# WRITTEN PROBLEM
Give every line of the data again, unchanged, but with no pictures.

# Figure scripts
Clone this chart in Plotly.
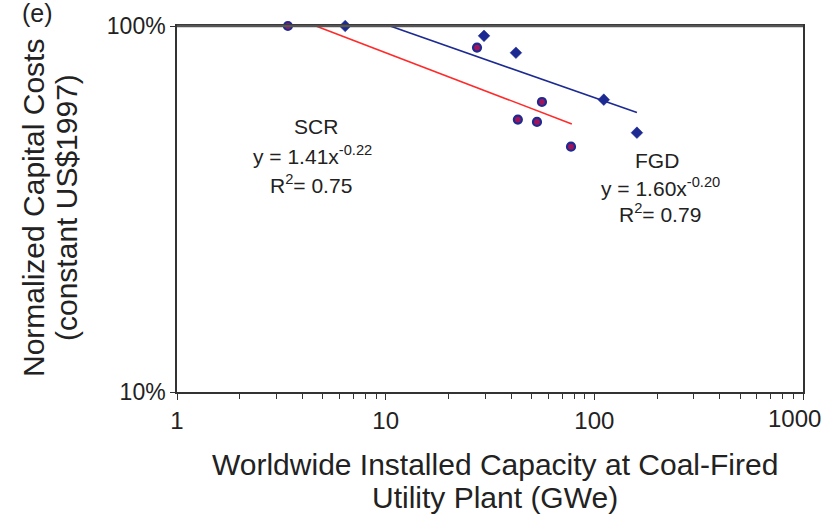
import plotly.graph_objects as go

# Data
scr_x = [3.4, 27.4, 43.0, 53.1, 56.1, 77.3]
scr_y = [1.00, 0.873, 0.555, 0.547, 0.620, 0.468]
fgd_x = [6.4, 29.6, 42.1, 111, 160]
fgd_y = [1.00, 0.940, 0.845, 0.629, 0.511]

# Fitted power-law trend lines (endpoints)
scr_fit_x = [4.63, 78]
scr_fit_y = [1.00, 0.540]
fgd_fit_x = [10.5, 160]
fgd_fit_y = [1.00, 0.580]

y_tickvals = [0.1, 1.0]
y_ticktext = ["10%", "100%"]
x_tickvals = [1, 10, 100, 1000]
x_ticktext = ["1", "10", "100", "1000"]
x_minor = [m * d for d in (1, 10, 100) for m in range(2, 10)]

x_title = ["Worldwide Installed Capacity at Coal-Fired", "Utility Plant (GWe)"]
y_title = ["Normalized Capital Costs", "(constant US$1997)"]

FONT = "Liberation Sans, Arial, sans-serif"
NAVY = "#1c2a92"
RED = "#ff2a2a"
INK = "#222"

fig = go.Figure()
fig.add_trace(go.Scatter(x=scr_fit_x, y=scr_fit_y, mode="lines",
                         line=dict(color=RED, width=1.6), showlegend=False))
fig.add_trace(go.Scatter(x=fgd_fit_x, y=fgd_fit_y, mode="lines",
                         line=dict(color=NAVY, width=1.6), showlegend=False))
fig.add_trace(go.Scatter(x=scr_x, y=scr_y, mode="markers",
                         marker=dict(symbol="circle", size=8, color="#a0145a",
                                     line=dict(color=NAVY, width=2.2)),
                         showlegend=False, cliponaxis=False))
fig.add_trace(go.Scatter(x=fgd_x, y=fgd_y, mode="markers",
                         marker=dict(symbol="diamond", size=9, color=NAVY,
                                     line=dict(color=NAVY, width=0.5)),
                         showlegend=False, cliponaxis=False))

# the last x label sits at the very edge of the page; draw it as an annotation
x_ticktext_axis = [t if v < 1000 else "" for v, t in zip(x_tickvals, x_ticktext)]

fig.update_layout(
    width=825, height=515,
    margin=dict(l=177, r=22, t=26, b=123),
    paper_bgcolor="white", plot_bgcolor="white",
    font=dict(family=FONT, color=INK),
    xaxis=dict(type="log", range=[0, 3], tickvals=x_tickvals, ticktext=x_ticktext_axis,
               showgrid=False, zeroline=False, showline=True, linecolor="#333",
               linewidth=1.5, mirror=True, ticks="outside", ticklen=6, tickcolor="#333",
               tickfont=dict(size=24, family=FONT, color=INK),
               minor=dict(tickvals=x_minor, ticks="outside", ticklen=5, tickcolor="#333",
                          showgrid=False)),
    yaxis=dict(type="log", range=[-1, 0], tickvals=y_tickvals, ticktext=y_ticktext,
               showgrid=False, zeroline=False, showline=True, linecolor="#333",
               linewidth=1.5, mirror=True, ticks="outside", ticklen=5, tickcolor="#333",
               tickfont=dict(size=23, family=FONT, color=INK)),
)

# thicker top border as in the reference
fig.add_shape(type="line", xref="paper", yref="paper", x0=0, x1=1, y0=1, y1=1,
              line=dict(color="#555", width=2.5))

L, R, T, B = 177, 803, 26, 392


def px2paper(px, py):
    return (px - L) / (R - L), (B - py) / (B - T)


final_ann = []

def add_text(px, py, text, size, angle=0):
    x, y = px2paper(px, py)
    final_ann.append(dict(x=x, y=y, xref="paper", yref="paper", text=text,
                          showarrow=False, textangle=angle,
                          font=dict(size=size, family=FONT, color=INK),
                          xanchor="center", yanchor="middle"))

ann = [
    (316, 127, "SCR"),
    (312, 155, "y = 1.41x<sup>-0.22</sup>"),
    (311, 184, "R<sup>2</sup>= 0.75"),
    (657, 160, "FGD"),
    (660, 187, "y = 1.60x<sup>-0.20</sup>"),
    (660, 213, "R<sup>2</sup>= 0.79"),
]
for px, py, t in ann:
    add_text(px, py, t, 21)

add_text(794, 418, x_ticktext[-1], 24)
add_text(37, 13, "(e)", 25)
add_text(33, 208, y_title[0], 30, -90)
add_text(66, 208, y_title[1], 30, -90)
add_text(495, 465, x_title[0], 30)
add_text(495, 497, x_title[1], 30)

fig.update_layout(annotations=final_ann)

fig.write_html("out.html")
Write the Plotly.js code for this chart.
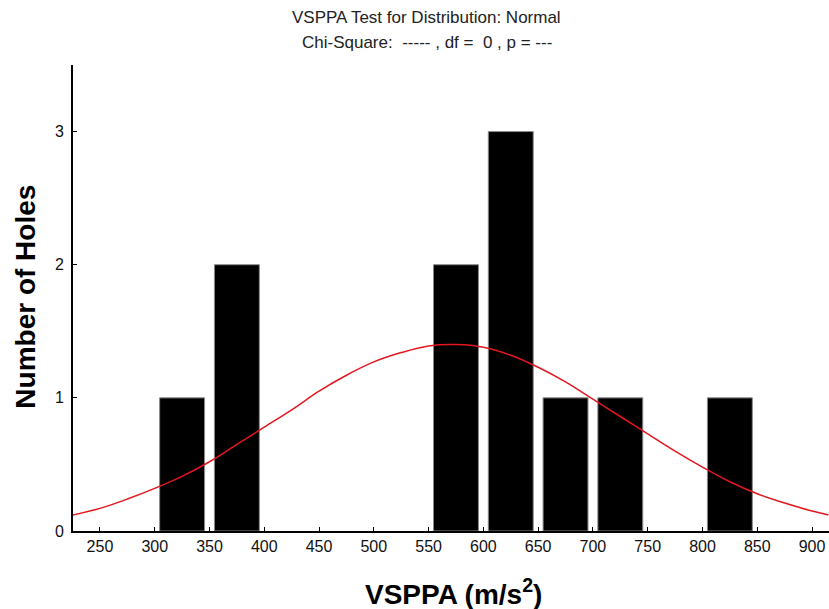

# REPLY
Clone this chart in Plotly.
import plotly.graph_objects as go

# Data
scr_x = [3.4, 27.4, 43.0, 53.1, 56.1, 77.3]
scr_y = [1.00, 0.873, 0.555, 0.547, 0.620, 0.468]
fgd_x = [6.4, 29.6, 42.1, 111, 160]
fgd_y = [1.00, 0.940, 0.845, 0.629, 0.511]

# Fitted power-law trend lines (endpoints)
scr_fit_x = [4.63, 78]
scr_fit_y = [1.00, 0.540]
fgd_fit_x = [10.5, 160]
fgd_fit_y = [1.00, 0.580]

y_tickvals = [0.1, 1.0]
y_ticktext = ["10%", "100%"]
x_tickvals = [1, 10, 100, 1000]
x_ticktext = ["1", "10", "100", "1000"]
x_minor = [m * d for d in (1, 10, 100) for m in range(2, 10)]

x_title = ["Worldwide Installed Capacity at Coal-Fired", "Utility Plant (GWe)"]
y_title = ["Normalized Capital Costs", "(constant US$1997)"]

FONT = "Liberation Sans, Arial, sans-serif"
NAVY = "#1c2a92"
RED = "#ff2a2a"
INK = "#222"

fig = go.Figure()
fig.add_trace(go.Scatter(x=scr_fit_x, y=scr_fit_y, mode="lines",
                         line=dict(color=RED, width=1.6), showlegend=False))
fig.add_trace(go.Scatter(x=fgd_fit_x, y=fgd_fit_y, mode="lines",
                         line=dict(color=NAVY, width=1.6), showlegend=False))
fig.add_trace(go.Scatter(x=scr_x, y=scr_y, mode="markers",
                         marker=dict(symbol="circle", size=8, color="#a0145a",
                                     line=dict(color=NAVY, width=2.2)),
                         showlegend=False, cliponaxis=False))
fig.add_trace(go.Scatter(x=fgd_x, y=fgd_y, mode="markers",
                         marker=dict(symbol="diamond", size=9, color=NAVY,
                                     line=dict(color=NAVY, width=0.5)),
                         showlegend=False, cliponaxis=False))

# the last x label sits at the very edge of the page; draw it as an annotation
x_ticktext_axis = [t if v < 1000 else "" for v, t in zip(x_tickvals, x_ticktext)]

fig.update_layout(
    width=825, height=515,
    margin=dict(l=177, r=22, t=26, b=123),
    paper_bgcolor="white", plot_bgcolor="white",
    font=dict(family=FONT, color=INK),
    xaxis=dict(type="log", range=[0, 3], tickvals=x_tickvals, ticktext=x_ticktext_axis,
               showgrid=False, zeroline=False, showline=True, linecolor="#333",
               linewidth=1.5, mirror=True, ticks="outside", ticklen=6, tickcolor="#333",
               tickfont=dict(size=24, family=FONT, color=INK),
               minor=dict(tickvals=x_minor, ticks="outside", ticklen=5, tickcolor="#333",
                          showgrid=False)),
    yaxis=dict(type="log", range=[-1, 0], tickvals=y_tickvals, ticktext=y_ticktext,
               showgrid=False, zeroline=False, showline=True, linecolor="#333",
               linewidth=1.5, mirror=True, ticks="outside", ticklen=5, tickcolor="#333",
               tickfont=dict(size=23, family=FONT, color=INK)),
)

# thicker top border as in the reference
fig.add_shape(type="line", xref="paper", yref="paper", x0=0, x1=1, y0=1, y1=1,
              line=dict(color="#555", width=2.5))

L, R, T, B = 177, 803, 26, 392


def px2paper(px, py):
    return (px - L) / (R - L), (B - py) / (B - T)


final_ann = []

def add_text(px, py, text, size, angle=0):
    x, y = px2paper(px, py)
    final_ann.append(dict(x=x, y=y, xref="paper", yref="paper", text=text,
                          showarrow=False, textangle=angle,
                          font=dict(size=size, family=FONT, color=INK),
                          xanchor="center", yanchor="middle"))

ann = [
    (316, 127, "SCR"),
    (312, 155, "y = 1.41x<sup>-0.22</sup>"),
    (311, 184, "R<sup>2</sup>= 0.75"),
    (657, 160, "FGD"),
    (660, 187, "y = 1.60x<sup>-0.20</sup>"),
    (660, 213, "R<sup>2</sup>= 0.79"),
]
for px, py, t in ann:
    add_text(px, py, t, 21)

add_text(794, 418, x_ticktext[-1], 24)
add_text(37, 13, "(e)", 25)
add_text(33, 208, y_title[0], 30, -90)
add_text(66, 208, y_title[1], 30, -90)
add_text(495, 465, x_title[0], 30)
add_text(495, 497, x_title[1], 30)

fig.update_layout(annotations=final_ann)

fig.write_html("out.html")
Write the Plotly.js code for this chart.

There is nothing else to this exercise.